┌──

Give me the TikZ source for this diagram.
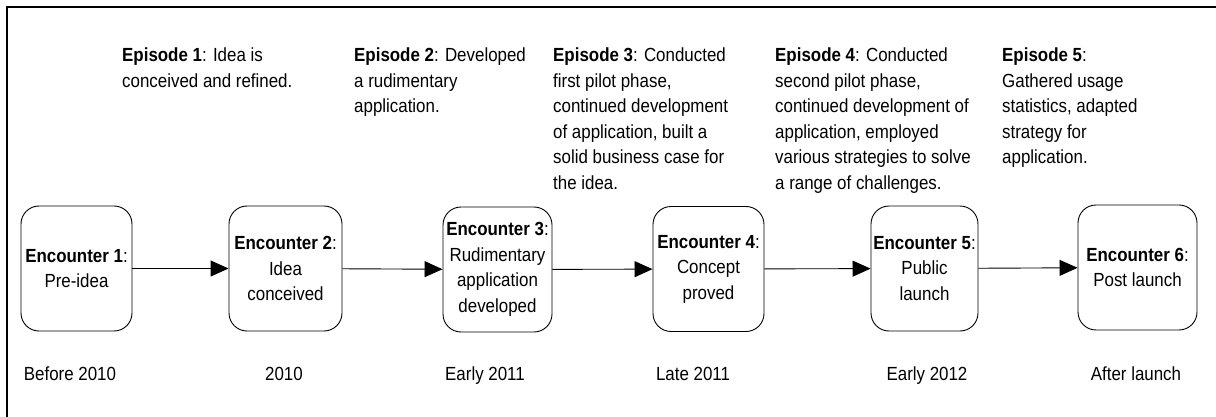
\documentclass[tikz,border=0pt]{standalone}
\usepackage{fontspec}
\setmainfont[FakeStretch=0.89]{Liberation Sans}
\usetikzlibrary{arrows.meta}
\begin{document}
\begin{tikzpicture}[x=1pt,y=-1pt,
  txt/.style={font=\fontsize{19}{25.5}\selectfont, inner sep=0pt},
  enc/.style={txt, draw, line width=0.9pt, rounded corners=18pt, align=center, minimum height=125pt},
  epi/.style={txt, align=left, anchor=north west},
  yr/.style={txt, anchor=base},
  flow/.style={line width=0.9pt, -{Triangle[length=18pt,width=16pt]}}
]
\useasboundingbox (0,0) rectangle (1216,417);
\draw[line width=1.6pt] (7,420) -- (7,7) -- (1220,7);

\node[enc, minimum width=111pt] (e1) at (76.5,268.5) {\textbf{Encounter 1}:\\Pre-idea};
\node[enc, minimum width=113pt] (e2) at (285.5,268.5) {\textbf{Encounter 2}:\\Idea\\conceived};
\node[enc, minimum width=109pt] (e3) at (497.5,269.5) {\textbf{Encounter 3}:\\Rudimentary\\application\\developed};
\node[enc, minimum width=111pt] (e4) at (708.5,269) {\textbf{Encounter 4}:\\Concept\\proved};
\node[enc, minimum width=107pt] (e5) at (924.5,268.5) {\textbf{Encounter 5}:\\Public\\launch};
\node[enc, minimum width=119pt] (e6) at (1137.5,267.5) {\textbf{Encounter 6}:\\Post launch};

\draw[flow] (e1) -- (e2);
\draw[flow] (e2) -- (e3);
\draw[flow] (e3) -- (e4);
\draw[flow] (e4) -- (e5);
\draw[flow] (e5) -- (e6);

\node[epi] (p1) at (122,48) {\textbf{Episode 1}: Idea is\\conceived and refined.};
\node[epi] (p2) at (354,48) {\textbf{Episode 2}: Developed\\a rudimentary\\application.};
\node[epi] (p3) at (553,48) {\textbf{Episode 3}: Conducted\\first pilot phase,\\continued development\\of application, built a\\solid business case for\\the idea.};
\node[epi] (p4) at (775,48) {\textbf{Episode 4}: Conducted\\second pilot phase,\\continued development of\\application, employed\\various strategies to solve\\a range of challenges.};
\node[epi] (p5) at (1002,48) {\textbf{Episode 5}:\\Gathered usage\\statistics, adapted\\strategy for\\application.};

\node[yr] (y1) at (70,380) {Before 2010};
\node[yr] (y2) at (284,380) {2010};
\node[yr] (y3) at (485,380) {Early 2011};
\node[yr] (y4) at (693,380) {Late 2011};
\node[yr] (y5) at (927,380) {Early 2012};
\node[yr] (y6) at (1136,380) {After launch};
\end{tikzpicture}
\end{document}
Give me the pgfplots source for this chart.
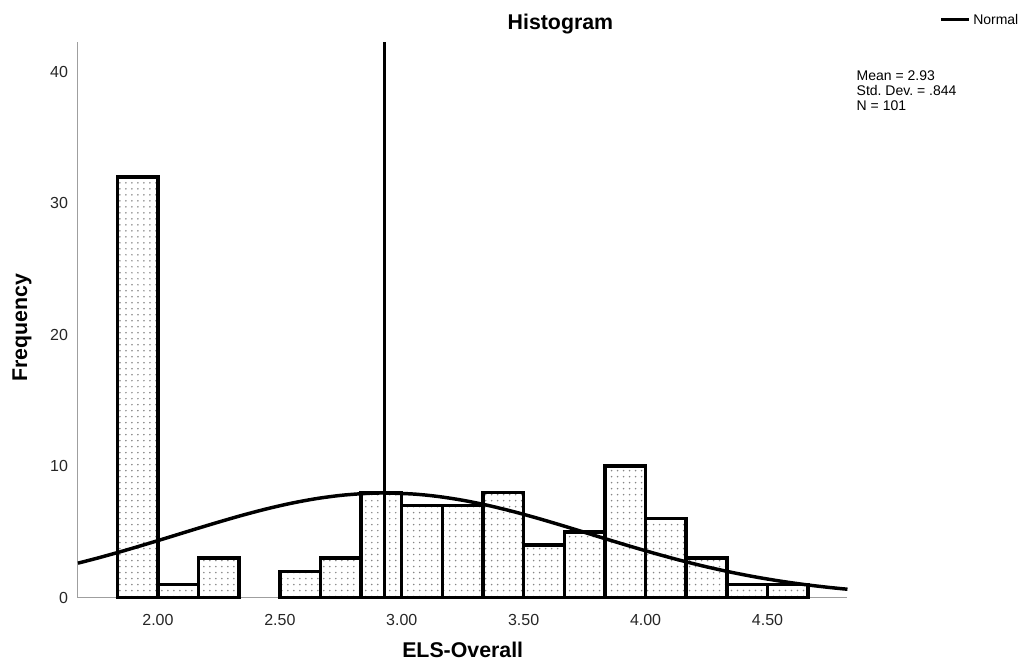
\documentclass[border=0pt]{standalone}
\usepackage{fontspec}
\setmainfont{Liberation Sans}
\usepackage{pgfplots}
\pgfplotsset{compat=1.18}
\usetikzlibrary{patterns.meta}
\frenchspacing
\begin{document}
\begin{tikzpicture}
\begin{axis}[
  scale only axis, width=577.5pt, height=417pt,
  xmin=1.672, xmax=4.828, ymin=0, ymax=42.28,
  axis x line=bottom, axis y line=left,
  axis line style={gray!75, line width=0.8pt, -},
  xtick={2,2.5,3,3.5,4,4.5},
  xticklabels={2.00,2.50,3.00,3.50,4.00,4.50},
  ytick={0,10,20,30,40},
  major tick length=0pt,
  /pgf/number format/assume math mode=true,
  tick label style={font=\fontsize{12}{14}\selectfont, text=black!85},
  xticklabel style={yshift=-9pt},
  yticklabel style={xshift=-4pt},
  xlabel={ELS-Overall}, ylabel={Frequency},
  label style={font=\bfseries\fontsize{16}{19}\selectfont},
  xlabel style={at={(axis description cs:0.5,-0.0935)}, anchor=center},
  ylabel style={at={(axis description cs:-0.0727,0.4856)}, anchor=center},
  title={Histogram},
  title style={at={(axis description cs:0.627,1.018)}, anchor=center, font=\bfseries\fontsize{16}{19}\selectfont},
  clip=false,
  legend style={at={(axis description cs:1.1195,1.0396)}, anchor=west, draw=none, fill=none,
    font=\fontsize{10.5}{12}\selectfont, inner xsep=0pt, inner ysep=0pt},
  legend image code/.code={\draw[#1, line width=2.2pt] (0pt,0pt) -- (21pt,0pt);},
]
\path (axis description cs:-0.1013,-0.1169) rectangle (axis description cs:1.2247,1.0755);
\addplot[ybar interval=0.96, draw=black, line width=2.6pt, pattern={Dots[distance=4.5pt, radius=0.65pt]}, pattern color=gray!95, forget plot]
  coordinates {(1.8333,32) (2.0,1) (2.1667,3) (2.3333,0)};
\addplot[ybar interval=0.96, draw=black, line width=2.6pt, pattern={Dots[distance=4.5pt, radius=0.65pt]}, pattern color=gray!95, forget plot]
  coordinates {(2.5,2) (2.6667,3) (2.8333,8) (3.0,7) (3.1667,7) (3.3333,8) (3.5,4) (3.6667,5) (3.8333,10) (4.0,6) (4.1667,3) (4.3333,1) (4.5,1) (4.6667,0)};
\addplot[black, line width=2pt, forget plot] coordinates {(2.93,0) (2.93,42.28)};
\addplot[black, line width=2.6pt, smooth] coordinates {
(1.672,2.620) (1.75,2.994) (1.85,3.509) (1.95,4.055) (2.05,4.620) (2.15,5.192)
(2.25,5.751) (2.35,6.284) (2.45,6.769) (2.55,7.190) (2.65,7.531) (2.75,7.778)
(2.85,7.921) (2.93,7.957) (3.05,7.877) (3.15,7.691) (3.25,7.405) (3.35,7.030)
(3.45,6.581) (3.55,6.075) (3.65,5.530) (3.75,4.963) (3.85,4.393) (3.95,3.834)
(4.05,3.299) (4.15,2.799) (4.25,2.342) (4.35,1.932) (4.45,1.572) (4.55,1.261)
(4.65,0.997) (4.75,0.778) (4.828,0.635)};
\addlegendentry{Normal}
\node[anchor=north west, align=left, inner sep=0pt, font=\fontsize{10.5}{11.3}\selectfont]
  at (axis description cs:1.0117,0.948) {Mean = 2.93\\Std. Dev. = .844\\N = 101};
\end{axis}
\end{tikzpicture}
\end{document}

└──

■ **Direction**: Omit any images, then output the listing exactly.

■ **Result**:
Give me the TikZ source for this diagram.
\documentclass[tikz,border=0pt]{standalone}
\usepackage{fontspec}
\setmainfont[FakeStretch=0.89]{Liberation Sans}
\usetikzlibrary{arrows.meta}
\begin{document}
\begin{tikzpicture}[x=1pt,y=-1pt,
  txt/.style={font=\fontsize{19}{25.5}\selectfont, inner sep=0pt},
  enc/.style={txt, draw, line width=0.9pt, rounded corners=18pt, align=center, minimum height=125pt},
  epi/.style={txt, align=left, anchor=north west},
  yr/.style={txt, anchor=base},
  flow/.style={line width=0.9pt, -{Triangle[length=18pt,width=16pt]}}
]
\useasboundingbox (0,0) rectangle (1216,417);
\draw[line width=1.6pt] (7,420) -- (7,7) -- (1220,7);

\node[enc, minimum width=111pt] (e1) at (76.5,268.5) {\textbf{Encounter 1}:\\Pre-idea};
\node[enc, minimum width=113pt] (e2) at (285.5,268.5) {\textbf{Encounter 2}:\\Idea\\conceived};
\node[enc, minimum width=109pt] (e3) at (497.5,269.5) {\textbf{Encounter 3}:\\Rudimentary\\application\\developed};
\node[enc, minimum width=111pt] (e4) at (708.5,269) {\textbf{Encounter 4}:\\Concept\\proved};
\node[enc, minimum width=107pt] (e5) at (924.5,268.5) {\textbf{Encounter 5}:\\Public\\launch};
\node[enc, minimum width=119pt] (e6) at (1137.5,267.5) {\textbf{Encounter 6}:\\Post launch};

\draw[flow] (e1) -- (e2);
\draw[flow] (e2) -- (e3);
\draw[flow] (e3) -- (e4);
\draw[flow] (e4) -- (e5);
\draw[flow] (e5) -- (e6);

\node[epi] (p1) at (122,48) {\textbf{Episode 1}: Idea is\\conceived and refined.};
\node[epi] (p2) at (354,48) {\textbf{Episode 2}: Developed\\a rudimentary\\application.};
\node[epi] (p3) at (553,48) {\textbf{Episode 3}: Conducted\\first pilot phase,\\continued development\\of application, built a\\solid business case for\\the idea.};
\node[epi] (p4) at (775,48) {\textbf{Episode 4}: Conducted\\second pilot phase,\\continued development of\\application, employed\\various strategies to solve\\a range of challenges.};
\node[epi] (p5) at (1002,48) {\textbf{Episode 5}:\\Gathered usage\\statistics, adapted\\strategy for\\application.};

\node[yr] (y1) at (70,380) {Before 2010};
\node[yr] (y2) at (284,380) {2010};
\node[yr] (y3) at (485,380) {Early 2011};
\node[yr] (y4) at (693,380) {Late 2011};
\node[yr] (y5) at (927,380) {Early 2012};
\node[yr] (y6) at (1136,380) {After launch};
\end{tikzpicture}
\end{document}
Give me the pgfplots source for this chart.
\documentclass[border=0pt]{standalone}
\usepackage{fontspec}
\setmainfont{Liberation Sans}
\usepackage{pgfplots}
\pgfplotsset{compat=1.18}
\usetikzlibrary{patterns.meta}
\frenchspacing
\begin{document}
\begin{tikzpicture}
\begin{axis}[
  scale only axis, width=577.5pt, height=417pt,
  xmin=1.672, xmax=4.828, ymin=0, ymax=42.28,
  axis x line=bottom, axis y line=left,
  axis line style={gray!75, line width=0.8pt, -},
  xtick={2,2.5,3,3.5,4,4.5},
  xticklabels={2.00,2.50,3.00,3.50,4.00,4.50},
  ytick={0,10,20,30,40},
  major tick length=0pt,
  /pgf/number format/assume math mode=true,
  tick label style={font=\fontsize{12}{14}\selectfont, text=black!85},
  xticklabel style={yshift=-9pt},
  yticklabel style={xshift=-4pt},
  xlabel={ELS-Overall}, ylabel={Frequency},
  label style={font=\bfseries\fontsize{16}{19}\selectfont},
  xlabel style={at={(axis description cs:0.5,-0.0935)}, anchor=center},
  ylabel style={at={(axis description cs:-0.0727,0.4856)}, anchor=center},
  title={Histogram},
  title style={at={(axis description cs:0.627,1.018)}, anchor=center, font=\bfseries\fontsize{16}{19}\selectfont},
  clip=false,
  legend style={at={(axis description cs:1.1195,1.0396)}, anchor=west, draw=none, fill=none,
    font=\fontsize{10.5}{12}\selectfont, inner xsep=0pt, inner ysep=0pt},
  legend image code/.code={\draw[#1, line width=2.2pt] (0pt,0pt) -- (21pt,0pt);},
]
\path (axis description cs:-0.1013,-0.1169) rectangle (axis description cs:1.2247,1.0755);
\addplot[ybar interval=0.96, draw=black, line width=2.6pt, pattern={Dots[distance=4.5pt, radius=0.65pt]}, pattern color=gray!95, forget plot]
  coordinates {(1.8333,32) (2.0,1) (2.1667,3) (2.3333,0)};
\addplot[ybar interval=0.96, draw=black, line width=2.6pt, pattern={Dots[distance=4.5pt, radius=0.65pt]}, pattern color=gray!95, forget plot]
  coordinates {(2.5,2) (2.6667,3) (2.8333,8) (3.0,7) (3.1667,7) (3.3333,8) (3.5,4) (3.6667,5) (3.8333,10) (4.0,6) (4.1667,3) (4.3333,1) (4.5,1) (4.6667,0)};
\addplot[black, line width=2pt, forget plot] coordinates {(2.93,0) (2.93,42.28)};
\addplot[black, line width=2.6pt, smooth] coordinates {
(1.672,2.620) (1.75,2.994) (1.85,3.509) (1.95,4.055) (2.05,4.620) (2.15,5.192)
(2.25,5.751) (2.35,6.284) (2.45,6.769) (2.55,7.190) (2.65,7.531) (2.75,7.778)
(2.85,7.921) (2.93,7.957) (3.05,7.877) (3.15,7.691) (3.25,7.405) (3.35,7.030)
(3.45,6.581) (3.55,6.075) (3.65,5.530) (3.75,4.963) (3.85,4.393) (3.95,3.834)
(4.05,3.299) (4.15,2.799) (4.25,2.342) (4.35,1.932) (4.45,1.572) (4.55,1.261)
(4.65,0.997) (4.75,0.778) (4.828,0.635)};
\addlegendentry{Normal}
\node[anchor=north west, align=left, inner sep=0pt, font=\fontsize{10.5}{11.3}\selectfont]
  at (axis description cs:1.0117,0.948) {Mean = 2.93\\Std. Dev. = .844\\N = 101};
\end{axis}
\end{tikzpicture}
\end{document}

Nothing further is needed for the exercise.